*STATED PROBLEM*
Copy exactly, and only, the lines between the start of the entries below and the line containing "import matplotlib.pyplot as plt", both inclusive. Omit pictures.

Source code of charts:
- - -

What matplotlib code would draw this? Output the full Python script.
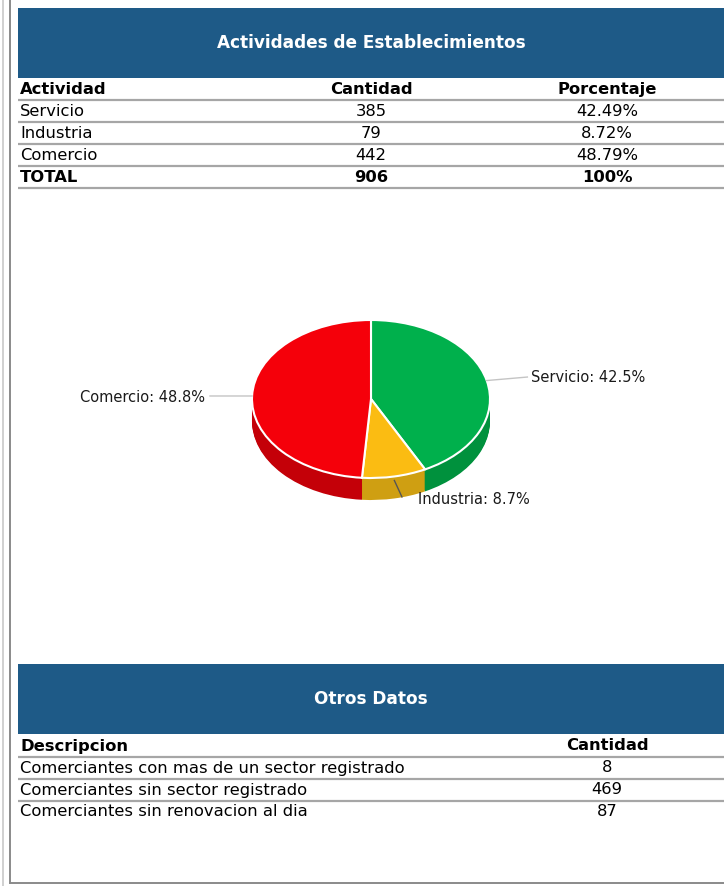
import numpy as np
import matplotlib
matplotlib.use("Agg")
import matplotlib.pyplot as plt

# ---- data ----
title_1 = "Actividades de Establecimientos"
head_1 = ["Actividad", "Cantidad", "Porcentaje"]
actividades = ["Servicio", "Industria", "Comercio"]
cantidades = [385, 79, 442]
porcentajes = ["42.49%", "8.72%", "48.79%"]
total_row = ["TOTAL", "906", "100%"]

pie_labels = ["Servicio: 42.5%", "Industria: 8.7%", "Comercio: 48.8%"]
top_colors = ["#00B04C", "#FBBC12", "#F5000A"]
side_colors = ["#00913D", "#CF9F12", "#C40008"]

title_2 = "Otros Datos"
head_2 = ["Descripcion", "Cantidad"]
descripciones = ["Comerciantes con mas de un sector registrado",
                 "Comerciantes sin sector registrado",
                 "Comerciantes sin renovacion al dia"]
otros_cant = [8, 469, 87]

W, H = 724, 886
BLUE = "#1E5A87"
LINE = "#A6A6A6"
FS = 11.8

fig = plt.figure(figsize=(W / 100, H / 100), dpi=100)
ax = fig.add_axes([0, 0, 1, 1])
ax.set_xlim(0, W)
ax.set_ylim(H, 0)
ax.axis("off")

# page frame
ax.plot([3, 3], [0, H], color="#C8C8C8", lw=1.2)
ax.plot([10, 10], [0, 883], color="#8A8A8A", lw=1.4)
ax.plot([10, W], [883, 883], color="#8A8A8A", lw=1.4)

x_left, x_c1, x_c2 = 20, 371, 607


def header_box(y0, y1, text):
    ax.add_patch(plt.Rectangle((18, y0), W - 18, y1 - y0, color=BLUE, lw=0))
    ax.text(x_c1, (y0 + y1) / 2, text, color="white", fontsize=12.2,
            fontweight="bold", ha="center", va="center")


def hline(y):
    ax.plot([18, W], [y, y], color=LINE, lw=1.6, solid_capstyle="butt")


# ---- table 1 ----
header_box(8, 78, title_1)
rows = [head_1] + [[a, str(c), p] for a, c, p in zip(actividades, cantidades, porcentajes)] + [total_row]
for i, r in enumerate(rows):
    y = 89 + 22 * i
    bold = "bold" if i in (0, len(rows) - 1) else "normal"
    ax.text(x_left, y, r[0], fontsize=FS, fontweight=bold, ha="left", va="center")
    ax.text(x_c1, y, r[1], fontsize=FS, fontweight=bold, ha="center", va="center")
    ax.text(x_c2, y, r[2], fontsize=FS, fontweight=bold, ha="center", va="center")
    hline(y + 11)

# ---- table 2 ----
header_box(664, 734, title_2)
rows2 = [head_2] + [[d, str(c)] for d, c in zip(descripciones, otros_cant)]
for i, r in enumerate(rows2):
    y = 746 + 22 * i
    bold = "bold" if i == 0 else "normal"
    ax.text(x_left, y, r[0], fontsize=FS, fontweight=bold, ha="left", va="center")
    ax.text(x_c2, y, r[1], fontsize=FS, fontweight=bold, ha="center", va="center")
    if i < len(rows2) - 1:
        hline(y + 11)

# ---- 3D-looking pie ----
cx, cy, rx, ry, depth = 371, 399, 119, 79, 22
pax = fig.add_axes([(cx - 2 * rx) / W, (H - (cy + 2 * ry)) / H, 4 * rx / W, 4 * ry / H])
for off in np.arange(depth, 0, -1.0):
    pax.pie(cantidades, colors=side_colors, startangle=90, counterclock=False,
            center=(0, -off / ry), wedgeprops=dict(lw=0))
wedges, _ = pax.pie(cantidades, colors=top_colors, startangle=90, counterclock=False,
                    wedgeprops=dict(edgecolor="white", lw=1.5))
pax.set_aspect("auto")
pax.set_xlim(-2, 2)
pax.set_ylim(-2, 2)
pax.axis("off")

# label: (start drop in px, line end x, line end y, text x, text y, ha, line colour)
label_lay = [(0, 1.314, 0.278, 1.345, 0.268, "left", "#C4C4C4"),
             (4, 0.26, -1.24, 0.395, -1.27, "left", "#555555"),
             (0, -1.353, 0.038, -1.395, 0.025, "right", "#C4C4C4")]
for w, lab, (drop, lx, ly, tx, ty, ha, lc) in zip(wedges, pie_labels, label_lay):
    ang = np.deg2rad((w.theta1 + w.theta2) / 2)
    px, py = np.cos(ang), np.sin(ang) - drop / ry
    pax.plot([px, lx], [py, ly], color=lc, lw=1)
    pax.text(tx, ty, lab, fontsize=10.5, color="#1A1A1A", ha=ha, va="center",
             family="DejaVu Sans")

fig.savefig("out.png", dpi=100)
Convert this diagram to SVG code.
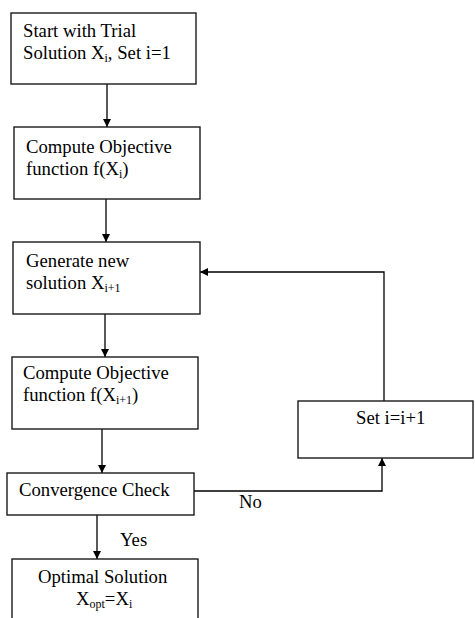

- - -

*EXERCISE SOLUTION*
What matplotlib code would draw this? Output the full Python script.
import numpy as np
import matplotlib
matplotlib.use("Agg")
import matplotlib.pyplot as plt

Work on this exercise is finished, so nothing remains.